[Problem to work on] Restate, exactly and without pictures, the lines from the start of the listing below through the line holding "DASH2_V = [0.85, 0.72]".

[Data excerpt]

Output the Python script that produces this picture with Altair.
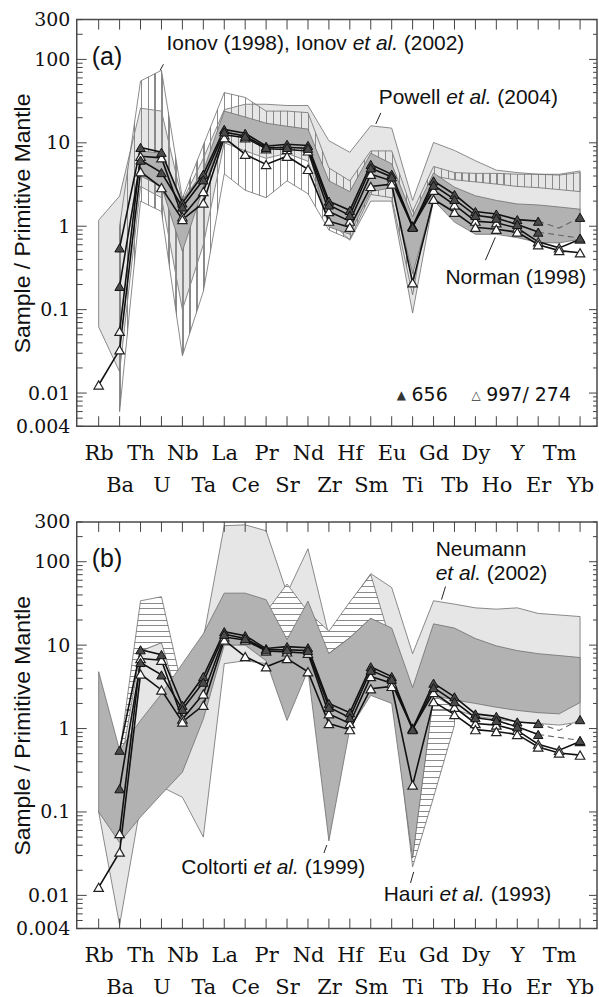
import altair as alt
import pandas as pd

# ---------------------------------------------------------------- data
ELEMENTS = ["Rb", "Ba", "Th", "U", "Nb", "Ta", "La", "Ce", "Pr", "Sr", "Nd", "Zr",
            "Hf", "Sm", "Eu", "Ti", "Gd", "Tb", "Dy", "Ho", "Y", "Er", "Tm", "Yb"]

# samples (sample / primitive mantle); None = not plotted
S656_1 = [None, 0.55, 8.8, 7.7, 1.9, 4.2, 14.5, 13.0, 9.1, 9.6, 9.3, 2.0, 1.55, 5.5, 4.2, 1.0, 3.5, 2.4, 1.5, 1.4, 1.2, 1.15, None, 1.28]
S656_2 = [None, 0.19, 6.2, 4.4, 1.7, 3.6, 13.5, 12.0, 8.8, 8.8, 8.6, 1.8, 1.35, 5.0, 3.9, 0.97, 3.1, 2.1, 1.35, 1.25, 1.05, 0.85, None, 0.72]
S997 = [None, 0.055, 6.9, 6.6, 1.3, 2.6, 12.5, 11.5, 8.5, 8.3, 8.0, 1.5, 1.15, 4.2, 3.5, 1.0, 2.7, 1.8, 1.15, 1.1, 0.95, 0.65, 0.55, 0.7]
S274 = [0.0125, 0.033, 4.5, 2.9, 1.2, 1.9, 11.5, 7.3, 5.5, 6.9, 4.8, 1.15, 0.97, 3.0, 3.2, 0.21, 2.1, 1.47, 0.97, 0.92, 0.85, 0.6, 0.51, 0.48]
DASH1_EL = ["Er", "Tm", "Yb"]
DASH1_V = [1.15, 0.95, 1.28]
DASH2_EL = ["Er", "Yb"]
DASH2_V = [0.85, 0.72]

# panel (a) literature fields
POWELL_HI = [1.18, 2.3, 26, 24, 2.0, 6.5, 25, 29, 29, 28, 28, 10.6, 7.7, 16, 15, 2.04, 10.1, 8.1, 6.1, 4.7, 4.4, 4.2, 4.1, 4.4]
POWELL_LO = [0.062, 0.018, 3.0, 2.2, 0.1, 0.6, 10, 8, 6.5, 7.5, 6, 1.18, 0.68, 2.0, 2.0, 0.091, 2.1, 1.3, 0.9, 0.85, 0.8, 0.75, 0.7, 0.75]
IONOV_HI = [None, 1.0, 55, 74, 2.16, 9.4, 40, 35, 24, 24, 23, 5, 3.5, 8, 8, 1.5, 5.2, 4.4, 4.3, 4.3, 4.2, 4.2, 4.2, 4.6]
IONOV_LO = [None, 0.006, 2.0, 1.5, 0.028, 0.165, 4.25, 2.7, 2.2, 3.5, 2.45, 0.9, 0.7, 2.4, 2.2, 0.15, 4.0, 3.6, 3.4, 3.2, 3.0, 2.9, 2.75, 2.6]
NORMAN_HI = [None, None, 8, 7.5, 2.0, 4.6, 24, 20.4, 17.2, 15.8, 14.6, 3.5, 2.6, 7.5, 5.6, 1.3, 4.35, 2.94, 2.32, 2.04, 1.85, 1.8, 1.7, 1.6]
NORMAN_LO = [None, None, 4, 3.0, 0.5, 2.9, 13, 12.5, 9.5, 9, 8.5, 0.98, 0.8, 2.6, 2.9, 0.27, 2.04, 1.12, 0.8, 0.8, 0.73, 0.64, 0.63, 0.7]

# panel (b) literature fields
NEUMANN_HI = [0.1, 0.5, 8.5, 10.7, 3.0, 12, 270, 277, 235, 42, 143, 13, 32, 72, 49, 7.9, 34, 31, 28, 27, 28, 24, 23, 22]
NEUMANN_LO = [0.1, 0.0044, 0.12, 0.2, 0.15, 0.05, 6, 6.5, 6, 6, 5, 1.5, 1.5, 3, 2.5, 0.2, 2.2, 1.7, 1.4, 1.3, 1.2, 1.15, 1.1, 1.2]
HAURI_HI = [None, 0.5, 34, 38, 3, 5, 20, 20, 25, 54, 25, 14.7, 33, 70, 10, 0.03, 2.5, 1.8, None, None, None, None, None, None]
HAURI_LO = [None, 0.3, 8.5, 10.7, 1.5, 3, 14, 14, 14, 11.7, 14, 8, 12.3, 21, 3, 0.022, 0.15, 1.1, None, None, None, None, None, None]
COLTORTI_HI = [4.8, 0.55, 1.25, 2.6, 6, 13.7, 42, 42, 35, 11.7, 33.7, 7.9, 12.3, 21, 16, 3.1, 18, 16, 12, 9.8, 8.6, 7.9, 7.5, 7.1]
COLTORTI_LO = [0.1, 0.043, 0.087, 0.163, 0.3, 1.3, 10, 10, 6.5, 1.25, 5, 0.045, 1.0, 2.5, 2.0, 0.028, 2.5, 2.2, 2.0, 1.8, 1.65, 1.55, 1.5, 2.05]

# annotations: (x in element index, y in normalised value, [(text, italic)])
NOTES_A = [
    (3.24, 155, [("Ionov (1998), Ionov ", False), ("et al.", True), (" (2002)", False)]),
    (13.38, 34.3, [("Powell ", False), ("et al.", True), (" (2004)", False)]),
    (16.57, 0.239, [("Norman (1998)", False)]),
]
LEADERS_A = [(3.095, 87.3, 2.938, 74), (13.48, 22.8, 13.24, 16.8), (18.95, 0.736, 18.48, 0.392)]
NOTES_B = [
    (16.1, 139, [("Neumann", False)]),
    (16.1, 72, [("et al.", True), (" (2002)", False)]),
    (3.95, 0.0213, [("Coltorti ", False), ("et al.", True), (" (1999)", False)]),
    (13.62, 0.0102, [("Hauri ", False), ("et al.", True), (" (1993)", False)]),
]
LEADERS_B = [(16.57, 50.4, 16.38, 35.2), (10.9, 0.0401, 10.76, 0.0322), (15.05, 0.0191, 14.9, 0.0141)]
LEGEND_SYMBOLS = [(14.24, 0.0096, "▲"), (17.81, 0.0096, "△")]
LEGEND_TEXT = [(14.95, 0.0096, "656"), (18.52, 0.0096, "997/ 274")]
PANEL_LABELS = ["(a)", "(b)"]
PANEL_LABEL_POS = (-0.33, 108)

Y_LABELS = [0.004, 0.01, 0.1, 1, 10, 100, 300]

# ---------------------------------------------------------------- layout
W, H = 522, 408
PX = 21.0
XMIN = -22 / PX
XMAX = XMIN + W / PX
N = len(ELEMENTS)
LIGHT = "#e6e6e6"
DARK = "#b2b2b2"
EDGE = "#6e6e6e"
INK = "#111111"
SANS = "Liberation Sans"
SERIF = "DejaVu Serif"
NOTE_SIZE = 21

XS = alt.Scale(domain=[XMIN, XMAX], nice=False, zero=False)
YS = alt.Scale(type="log", domain=[0.004, 300], nice=False)

names = "[" + ",".join("'%s'" % e for e in ELEMENTS) + "]"
XAX = alt.Axis(values=list(range(N)),
               labelExpr="datum.value %% 2 == 0 ? [%s[datum.value]] : ['', %s[datum.value]]" % (names, names),
               ticks=False, domain=False, grid=False, labelFont=SERIF, labelFontSize=21,
               labelColor=INK, labelPadding=16, labelBaseline="top", labelLineHeight=32,
               labelOverlap=False, labelBound=False, labelFlush=False, title="")
YAX = alt.Axis(values=Y_LABELS, format="~g", ticks=False, domain=False, grid=False,
               labelFont=SERIF, labelFontSize=19, labelColor=INK, labelPadding=7,
               labelOverlap=False, labelFlush=False,
               title="Sample / Primitive Mantle", titleFont=SANS, titleFontSize=23,
               titleFontWeight="normal", titleColor=INK, titleAngle=270, titleX=-54,
               titleY=H / 2, titleAlign="center", titleBaseline="middle")


def X(f):
    return alt.X(f, type="quantitative", scale=XS, axis=XAX)


def Y(f):
    return alt.Y(f, type="quantitative", scale=YS, axis=YAX)


def field_df(hi, lo):
    rows = [{"i": i, "hi": h, "lo": l} for i, (h, l) in enumerate(zip(hi, lo))
            if h is not None and l is not None]
    return pd.DataFrame(rows)


def hatch(n, vertical, color="#8a8a8a", bg="rgba(255,255,255,0)", frac=0.17):
    stops = []
    for k in range(n):
        a, b, c = k / n, (k + frac) / n, (k + 1) / n
        stops += [alt.GradientStop(offset=a, color=color), alt.GradientStop(offset=b, color=color),
                  alt.GradientStop(offset=b, color=bg), alt.GradientStop(offset=c, color=bg)]
    return alt.LinearGradient(gradient="linear", stops=stops, x1=0, y1=0,
                              x2=1 if vertical else 0, y2=0 if vertical else 1)


def field_layer(hi, lo, fill):
    return alt.Chart(field_df(hi, lo)).mark_area(
        fill=fill, stroke=EDGE, strokeWidth=0.8, interpolate="linear"
    ).encode(x=X("i"), y=Y("hi"), y2="lo")


AW = {' ': 278, '(': 333, ')': 333, ',': 278, '.': 278, '/': 278, 'I': 278, 'o': 556,
      'n': 556, 'v': 500, 'e': 556, 't': 278, 'a': 556, 'l': 222, 'P': 667, 'w': 722,
      'N': 722, 'r': 333, 'm': 833, 'C': 722, 'i': 222, 'H': 722, 'u': 556}


def tw(s, size):
    return sum(AW.get(c, 556) for c in s) * size / 1000.0


def note_layers(notes, size=NOTE_SIZE):
    plain, ital = [], []
    for x, y, parts in notes:
        off = 0.0
        for txt, it in parts:
            lead = len(txt) - len(txt.lstrip(" "))
            off += tw(" " * lead, size)
            body = txt.strip(" ")
            (ital if it else plain).append({"x": x + off / PX, "y": y, "t": body})
            off += tw(txt.lstrip(" "), size)
    out = []
    for rows, style in ((plain, "normal"), (ital, "italic")):
        if rows:
            out.append(alt.Chart(pd.DataFrame(rows)).mark_text(
                align="left", baseline="middle", font=SANS, fontSize=size,
                fontStyle=style, color=INK).encode(x=X("x"), y=Y("y"), text="t:N"))
    return out


def leader_layer(leaders):
    df = pd.DataFrame([{"x": a, "y": b, "x2": c, "y2": d} for a, b, c, d in leaders])
    return alt.Chart(df).mark_rule(color="#222", strokeWidth=1).encode(
        x=X("x"), y=Y("y"), x2="x2", y2="y2")


def sample_layers():
    series = [("656", S656_1), ("656", S656_2), ("997", S997), ("274", S274)]
    line_rows, pt_rows = [], []
    for k, (grp, vals) in enumerate(series):
        seg = 0
        for i, v in enumerate(vals):
            if v is None:
                seg += 1
                continue
            line_rows.append({"i": i, "v": v, "s": "%d_%d" % (k, seg)})
            pt_rows.append({"i": i, "v": v, "open": grp != "656"})
    ldf = pd.DataFrame(line_rows)
    counts = ldf.groupby("s")["i"].transform("count")
    ldf = ldf[counts > 1]
    pdf = pd.DataFrame(pt_rows)
    drows = []
    for k, (els, vs) in enumerate(((DASH1_EL, DASH1_V), (DASH2_EL, DASH2_V))):
        for e, v in zip(els, vs):
            drows.append({"i": ELEMENTS.index(e), "v": v, "s": "d%d" % k})
    ddf = pd.DataFrame(drows)
    dashed = alt.Chart(ddf).mark_line(color="#666", strokeWidth=1.1, strokeDash=[6, 4]).encode(
        x=X("i"), y=Y("v"), detail="s:N")
    lines = alt.Chart(ldf).mark_line(color=INK, strokeWidth=1.6).encode(
        x=X("i"), y=Y("v"), detail="s:N")
    opens = alt.Chart(pdf[pdf["open"]]).mark_point(
        shape="triangle-up", filled=True, fill="white", stroke="#222", strokeWidth=1.2,
        size=90, opacity=1).encode(x=X("i"), y=Y("v"))
    fills = alt.Chart(pdf[~pdf["open"]]).mark_point(
        shape="triangle-up", filled=True, fill="#4a4a4a", stroke="#111", strokeWidth=1,
        size=90, opacity=1).encode(x=X("i"), y=Y("v"))
    return [dashed, lines, opens, fills]


def tick_layers():
    major = pd.DataFrame({"v": [0.01, 0.1, 1, 10, 100]})
    minor_vals = []
    for e in range(-3, 3):
        for m in range(2, 10):
            val = m * 10.0 ** e
            if 0.0039 < val < 301:
                minor_vals.append(val)
    minor = pd.DataFrame({"v": minor_vals})
    xt = pd.DataFrame({"i": list(range(N))})
    c = "#444"
    out = []
    for df, ln in ((major, 10), (minor, 6)):
        out.append(alt.Chart(df).mark_rule(color=c, strokeWidth=1).encode(
            y=Y("v"), x=alt.value(0), x2=alt.value(ln)))
        out.append(alt.Chart(df).mark_rule(color=c, strokeWidth=1).encode(
            y=Y("v"), x=alt.value(W), x2=alt.value(W - ln + 2)))
    out.append(alt.Chart(xt).mark_rule(color=c, strokeWidth=1).encode(
        x=X("i"), y=alt.value(H), y2=alt.value(H - 10)))
    out.append(alt.Chart(xt).mark_rule(color=c, strokeWidth=1).encode(
        x=X("i"), y=alt.value(0), y2=alt.value(10)))
    return out


def panel_label(txt):
    df = pd.DataFrame([{"x": PANEL_LABEL_POS[0], "y": PANEL_LABEL_POS[1], "t": txt}])
    return alt.Chart(df).mark_text(align="left", baseline="middle", font=SANS,
                                   fontSize=25, color=INK).encode(x=X("x"), y=Y("y"), text="t:N")


def legend_layers():
    sdf = pd.DataFrame([{"x": x, "y": y, "t": t} for x, y, t in LEGEND_SYMBOLS])
    tdf = pd.DataFrame([{"x": x, "y": y, "t": t} for x, y, t in LEGEND_TEXT])
    return [
        alt.Chart(sdf).mark_text(align="left", baseline="middle", font="DejaVu Sans",
                                 fontSize=12, color="#333").encode(x=X("x"), y=Y("y"), text="t:N"),
        alt.Chart(tdf).mark_text(align="left", baseline="middle", font="DejaVu Sans",
                                 fontSize=19, color=INK).encode(x=X("x"), y=Y("y"), text="t:N"),
    ]


panel_a = alt.layer(
    field_layer(POWELL_HI, POWELL_LO, LIGHT),
    field_layer(IONOV_HI, IONOV_LO, hatch(66, True)),
    field_layer(NORMAN_HI, NORMAN_LO, DARK),
    *sample_layers(),
    *tick_layers(),
    panel_label(PANEL_LABELS[0]),
    *note_layers(NOTES_A),
    leader_layer(LEADERS_A),
    *legend_layers(),
).properties(width=W, height=H)

panel_b = alt.layer(
    field_layer(NEUMANN_HI, NEUMANN_LO, LIGHT),
    field_layer(HAURI_HI, HAURI_LO, hatch(52, False, bg="#ffffff", frac=0.18)),
    field_layer(COLTORTI_HI, COLTORTI_LO, DARK),
    *sample_layers(),
    *tick_layers(),
    panel_label(PANEL_LABELS[1]),
    *note_layers(NOTES_B),
    leader_layer(LEADERS_B),
).properties(width=W, height=H)

chart = alt.vconcat(panel_a, panel_b, spacing=16).properties(
    padding={"left": 11, "top": 8, "right": 0, "bottom": 0}, background="white"
).configure_view(stroke="#4a4a4a", strokeWidth=1.5)

chart.save("out.html", embed_options={"renderer": "svg", "actions": False})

[Final result]
Output the Python script that produces this picture with Altair.
import altair as alt
import pandas as pd

# ---------------------------------------------------------------- data
ELEMENTS = ["Rb", "Ba", "Th", "U", "Nb", "Ta", "La", "Ce", "Pr", "Sr", "Nd", "Zr",
            "Hf", "Sm", "Eu", "Ti", "Gd", "Tb", "Dy", "Ho", "Y", "Er", "Tm", "Yb"]

# samples (sample / primitive mantle); None = not plotted
S656_1 = [None, 0.55, 8.8, 7.7, 1.9, 4.2, 14.5, 13.0, 9.1, 9.6, 9.3, 2.0, 1.55, 5.5, 4.2, 1.0, 3.5, 2.4, 1.5, 1.4, 1.2, 1.15, None, 1.28]
S656_2 = [None, 0.19, 6.2, 4.4, 1.7, 3.6, 13.5, 12.0, 8.8, 8.8, 8.6, 1.8, 1.35, 5.0, 3.9, 0.97, 3.1, 2.1, 1.35, 1.25, 1.05, 0.85, None, 0.72]
S997 = [None, 0.055, 6.9, 6.6, 1.3, 2.6, 12.5, 11.5, 8.5, 8.3, 8.0, 1.5, 1.15, 4.2, 3.5, 1.0, 2.7, 1.8, 1.15, 1.1, 0.95, 0.65, 0.55, 0.7]
S274 = [0.0125, 0.033, 4.5, 2.9, 1.2, 1.9, 11.5, 7.3, 5.5, 6.9, 4.8, 1.15, 0.97, 3.0, 3.2, 0.21, 2.1, 1.47, 0.97, 0.92, 0.85, 0.6, 0.51, 0.48]
DASH1_EL = ["Er", "Tm", "Yb"]
DASH1_V = [1.15, 0.95, 1.28]
DASH2_EL = ["Er", "Yb"]
DASH2_V = [0.85, 0.72]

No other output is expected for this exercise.